The above snippet relies on your browser’s support for streaming which is surprisingly a sorta new thing. Streams have been around in non-web programming languages for ages and even Node.js made them a key language feature but support in browsers more or less just landed and I somehow missed it.

All of this got me thinking about a problem we ran into at $DAYJOB where we wanted to be able to show hundreds of thousands of points on a 2D map or 3D globe, all on the client-side. Since our data doesn’t change very often, we could just build custom 2D/3D tiles and send those but I wondered how fast doing this with a Flatgeobuf would be.

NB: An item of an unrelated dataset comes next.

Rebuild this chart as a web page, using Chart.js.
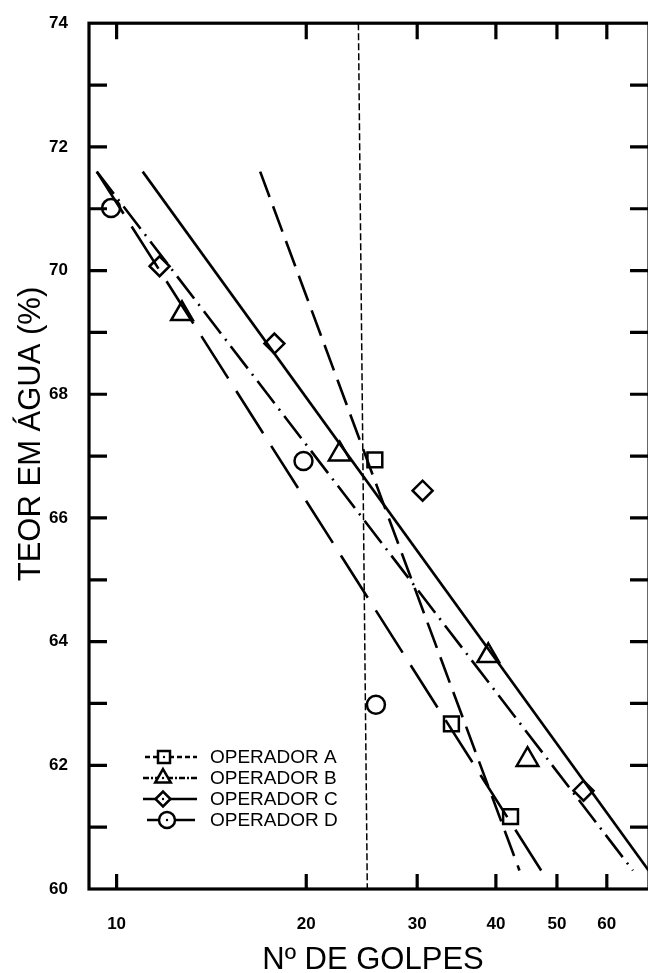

To test this out, I wrote a small Python scripts to generate a GeoJSON FeatureCollection of a million random points:

from collections import OrderedDict
import json
from numpy.random import default_rng

rng = default_rng()

n = 1000000
lons = rng.uniform(-180, 180, n)
lats = rng.uniform(-90, 90, n)
pairs = zip(lons, lats)

def create_feature(lon, lat):
    return {
        "type": "Feature",
        "properties": OrderedDict(),
        "geometry": {"type": "Point", "coordinates": (lon, lat)},
    }

features = [create_feature(pair[0], pair[1]) for pair in pairs]

geodata = {
    "type": "FeatureCollection",
    "features": features,
}

with open("./output.geojson", "w") as f:
    f.write(json.dumps(geodata))

And then ran that through ogr2ogr to generate a Flatgeobuf file:

ogr2ogr -f FlatGeobuf output.fgb output.geojson

While Flatgeobuf may be new to me, it seems like it already has pretty broad support in tools such as GDAL, Fiona, QGIS, and more.

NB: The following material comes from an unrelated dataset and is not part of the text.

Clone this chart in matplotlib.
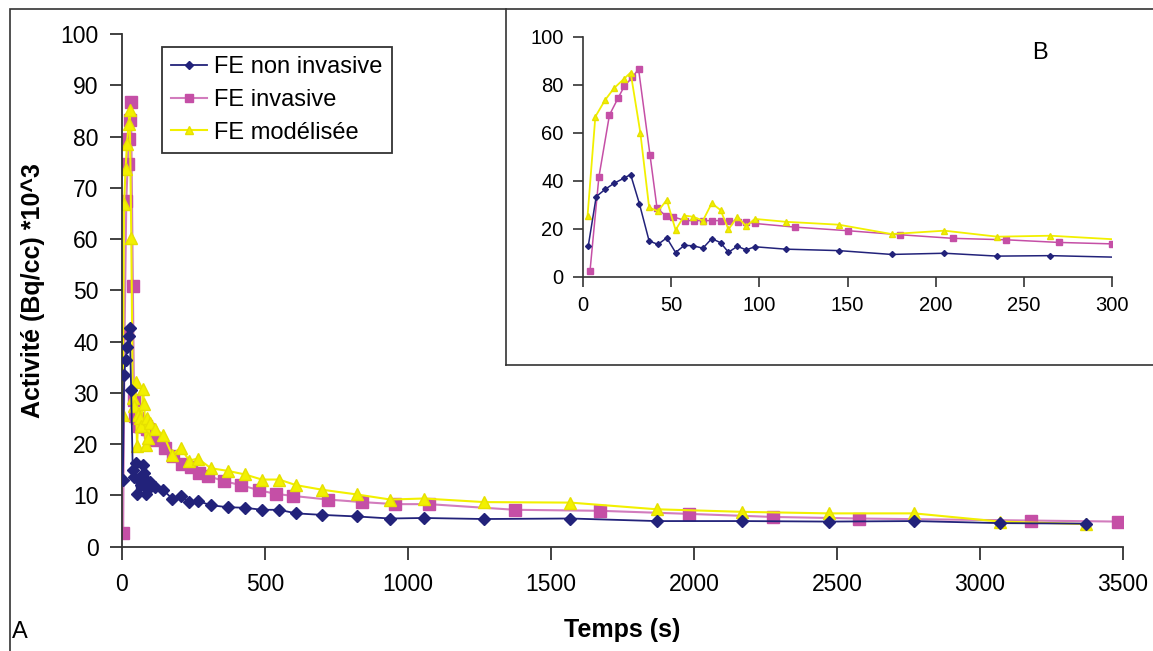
import numpy as np
import matplotlib
matplotlib.use("Agg")
import matplotlib.pyplot as plt
from matplotlib.patches import Rectangle
from matplotlib.lines import Line2D

plt.rcParams['font.family'] = ['Liberation Sans', 'DejaVu Sans']

# FE non invasive (temps s, activité kBq/cc)
t_non = [3, 7.5, 12.5, 17.5, 23, 27, 32, 37.5, 42.5, 47.5, 52.5, 57.5, 62.5, 68, 73, 78,
         82.5, 87.5, 92.5, 97.5, 115, 145, 175, 205, 235, 265, 311, 369, 429, 489, 549,
         609, 701, 820, 938, 1055, 1266, 1568, 1869, 2169, 2471, 2770, 3069, 3370]
a_non = [13.0, 33.5, 36.5, 39.0, 41.1, 42.7, 30.5, 15.0, 13.6, 16.3, 10.2, 13.2, 13.0, 12.0,
         16.0, 14.3, 10.3, 12.8, 11.3, 12.6, 11.6, 11.0, 9.4, 9.9, 8.7, 8.9, 8.1, 7.7, 7.6,
         7.2, 7.2, 6.5, 6.2, 5.9, 5.5, 5.6, 5.4, 5.5, 5.0, 5.0, 4.9, 5.0, 4.6, 4.5]

# FE invasive
t_inv = [4, 9, 15, 20, 23.5, 28, 31.5, 38, 42, 47, 51, 58, 63, 68, 73, 78, 83, 88, 92.5, 97.5,
         120, 150, 180, 210, 240, 270, 300, 356, 416, 480, 538, 599, 719, 840, 955, 1074,
         1373, 1673, 1983, 2276, 2577, 3179, 3482]
a_inv = [2.7, 41.6, 67.5, 74.7, 79.6, 83.2, 86.7, 50.8, 28.6, 25.5, 25.1, 23.5, 23.5, 23.5,
         23.5, 23.5, 23.5, 23.0, 23.0, 22.3, 20.8, 19.3, 17.6, 16.1, 15.5, 14.4, 13.8, 12.8,
         12.0, 11.0, 10.3, 9.9, 9.2, 8.7, 8.3, 8.3, 7.2, 7.0, 6.4, 5.8, 5.5, 5.1, 4.9]

# FE modélisée
t_mod = [2.6, 7, 12.5, 17.5, 23, 27, 32.5, 37.5, 42.5, 47.5, 52.5, 57.5, 62.5, 68, 73, 78,
         82.5, 87.5, 92.5, 97.5, 115, 145, 175, 205, 235, 265, 311, 369, 429, 489, 549, 609,
         701, 820, 938, 1055, 1266, 1568, 1869, 2169, 2471, 2770, 3069, 3371]
a_mod = [25.6, 66.8, 73.7, 78.6, 82.4, 85.2, 60.2, 29.0, 27.4, 32.1, 19.6, 25.6, 25.1, 23.5,
         30.7, 27.9, 19.8, 25.1, 21.2, 24.2, 23.0, 21.8, 17.9, 19.3, 16.8, 17.2, 15.3, 14.8,
         14.1, 13.1, 13.1, 12.0, 11.1, 10.2, 9.2, 9.4, 8.7, 8.6, 7.3, 6.8, 6.5, 6.5, 4.9, 4.4]

c_non = '#22227a'
c_inv = '#c54fa6'
c_inv_line = '#d27cbd'
c_mod = '#f2f000'
c_mod_edge = '#e6e000'

fig = plt.figure(figsize=(11.53, 6.51), dpi=100)

# outer frame and inset frame
fig.add_artist(Rectangle((10 / 1153, -0.01), 1.2, 1 - 9 / 651 + 0.01, transform=fig.transFigure,
                         fill=False, ec='#333333', lw=1.2))
fig.add_artist(Line2D([506 / 1153, 506 / 1153], [1 - 9 / 651, 1 - 365 / 651],
                      transform=fig.transFigure, color='#333333', lw=1.2))
fig.add_artist(Line2D([506 / 1153, 1.0], [1 - 365 / 651, 1 - 365 / 651],
                      transform=fig.transFigure, color='#333333', lw=1.2))

# main chart
ax = fig.add_axes([122 / 1153, 1 - 546.7 / 651, 1001 / 1153, (546.7 - 34) / 651])
ax.plot(t_non, a_non, color=c_non, lw=1.3, marker='D', ms=6, mfc=c_non, mec=c_non,
        label='FE non invasive', zorder=3)
ax.plot(t_inv, a_inv, color=c_inv_line, lw=1.5, marker='s', ms=8, mfc=c_inv, mec=c_inv,
        label='FE invasive', zorder=2)
ax.plot(t_mod, a_mod, color=c_mod, lw=1.5, marker='^', ms=9, mfc=c_mod, mec=c_mod_edge,
        label='FE modélisée', zorder=2.5)
ax.set_xlim(0, 3500)
ax.set_ylim(0, 100)
ax.set_xticks(np.arange(0, 3501, 500))
ax.set_yticks(np.arange(0, 101, 10))
for s in ['top', 'right']:
    ax.spines[s].set_visible(False)
for s in ['left', 'bottom']:
    ax.spines[s].set_color('#333333')
    ax.spines[s].set_linewidth(1.3)
ax.tick_params(direction='out', length=9, width=1.3, color='#333333', labelsize=16.5, pad=10)
ax.tick_params(axis='y', pad=8)
ax.set_ylabel('Activité (Bq/cc) *10^3', fontsize=18, fontweight='bold', labelpad=11)
ax.set_xlabel('Temps (s)', fontsize=18, fontweight='bold', labelpad=16)

leg = ax.legend(loc='upper left', bbox_to_anchor=(40 / 1001, 1 - 13 / 512.7), fontsize=17,
                frameon=True, fancybox=False, edgecolor='black', borderpad=0.4,
                borderaxespad=0, handlelength=1.5, handletextpad=0.3, labelspacing=0.45,
                markerscale=0.7)
leg.get_frame().set_linewidth(1.3)

# inset
axi = fig.add_axes([583 / 1153, 1 - 277 / 651, (1112 - 583) / 1153, (277 - 37) / 651])
axi.plot(t_non, a_non, color=c_non, lw=1.1, marker='D', ms=3, mfc=c_non, mec=c_non, zorder=3)
axi.plot(t_inv, a_inv, color=c_inv, lw=1.1, marker='s', ms=4.5, mfc=c_inv, mec=c_inv, zorder=2)
axi.plot(t_mod, a_mod, color=c_mod, lw=1.3, marker='^', ms=5, mfc=c_mod, mec=c_mod_edge,
         zorder=2.5)
axi.set_xlim(0, 300)
axi.set_ylim(0, 100)
axi.set_xticks(np.arange(0, 301, 50))
axi.set_yticks(np.arange(0, 101, 20))
for s in ['top', 'right']:
    axi.spines[s].set_visible(False)
for s in ['left', 'bottom']:
    axi.spines[s].set_color('#333333')
    axi.spines[s].set_linewidth(1.2)
axi.tick_params(direction='out', length=7, width=1.2, color='#333333', labelsize=14.5, pad=7)
axi.text(1040 / 1153, 1 - 53 / 651, 'B', transform=fig.transFigure, fontsize=17,
         ha='center', va='center')

fig.text(20 / 1153, 1 - 632 / 651, 'A', fontsize=17, ha='center', va='center')

fig.savefig('out.png', dpi=100)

The above ogr2ogr command created a 106.7MB Flatgeobuf file. I slapped together a quick demo using JS similar to the above but swapped out d3 for the Canvas API and promptly ran into my first hiccup with the format: My points didn’t start drawing until about 40MB of the file were streamed which is not what I was going for.

I asked about this on the developers’ Discord and they quickly set me straight: Flatgeobuf’s index is stored at the beginning of the file and uses about 40 bytes per node. So for my 1,000,000 points, roughly 40MB is just for the index.

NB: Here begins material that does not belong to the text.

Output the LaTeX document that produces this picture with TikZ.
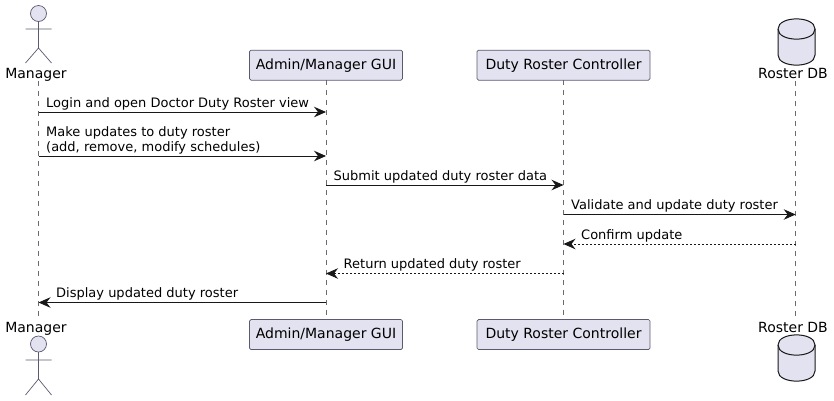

diagram of the Flatgeobuf format showing a sub-divided rectangle composed of four sub-rectangles labeled MB (Magic Bytes), H (Header), I (optional index), and DATA

Since my demo didn’t need the spatial index (I didn’t need to subset by a bounding box, which is another feature of the format), I could omit the index by passing the -lco SPATIAL_INDEX=NO flag to ogr2ogr:

ogr2ogr -f FlatGeobuf -lco SPATIAL_INDEX=NO output.fgb output.geojson

The resulting file ended up coming in at 64MB which matches the above estimate. The impact of not having the index is that drawing happens in the same order as the features were written out in the GeoJSON file, rather than following a Hilbert R-Tree For my use case, this is totally fine.

With this smaller, index-less file, the drawing begins immediately. And on my 10Mbit home connection, it actually takes about 20 seconds to stream which is (accidentally) a great way to showcase how well this works:

animation showing one million random black points being drawn on a white backdrop, eventually turning into a mostly black rectangle as the points fill in

Check out the demo for yourself at https://amoeba-flatgeobuf-experiments.netlify.app or check out the code. The demo only really works on Chrome, probably due to differences in Canvas API implementations. Safari seems to delay doing any painting until all draw commands are done and Firefox seems to batch them.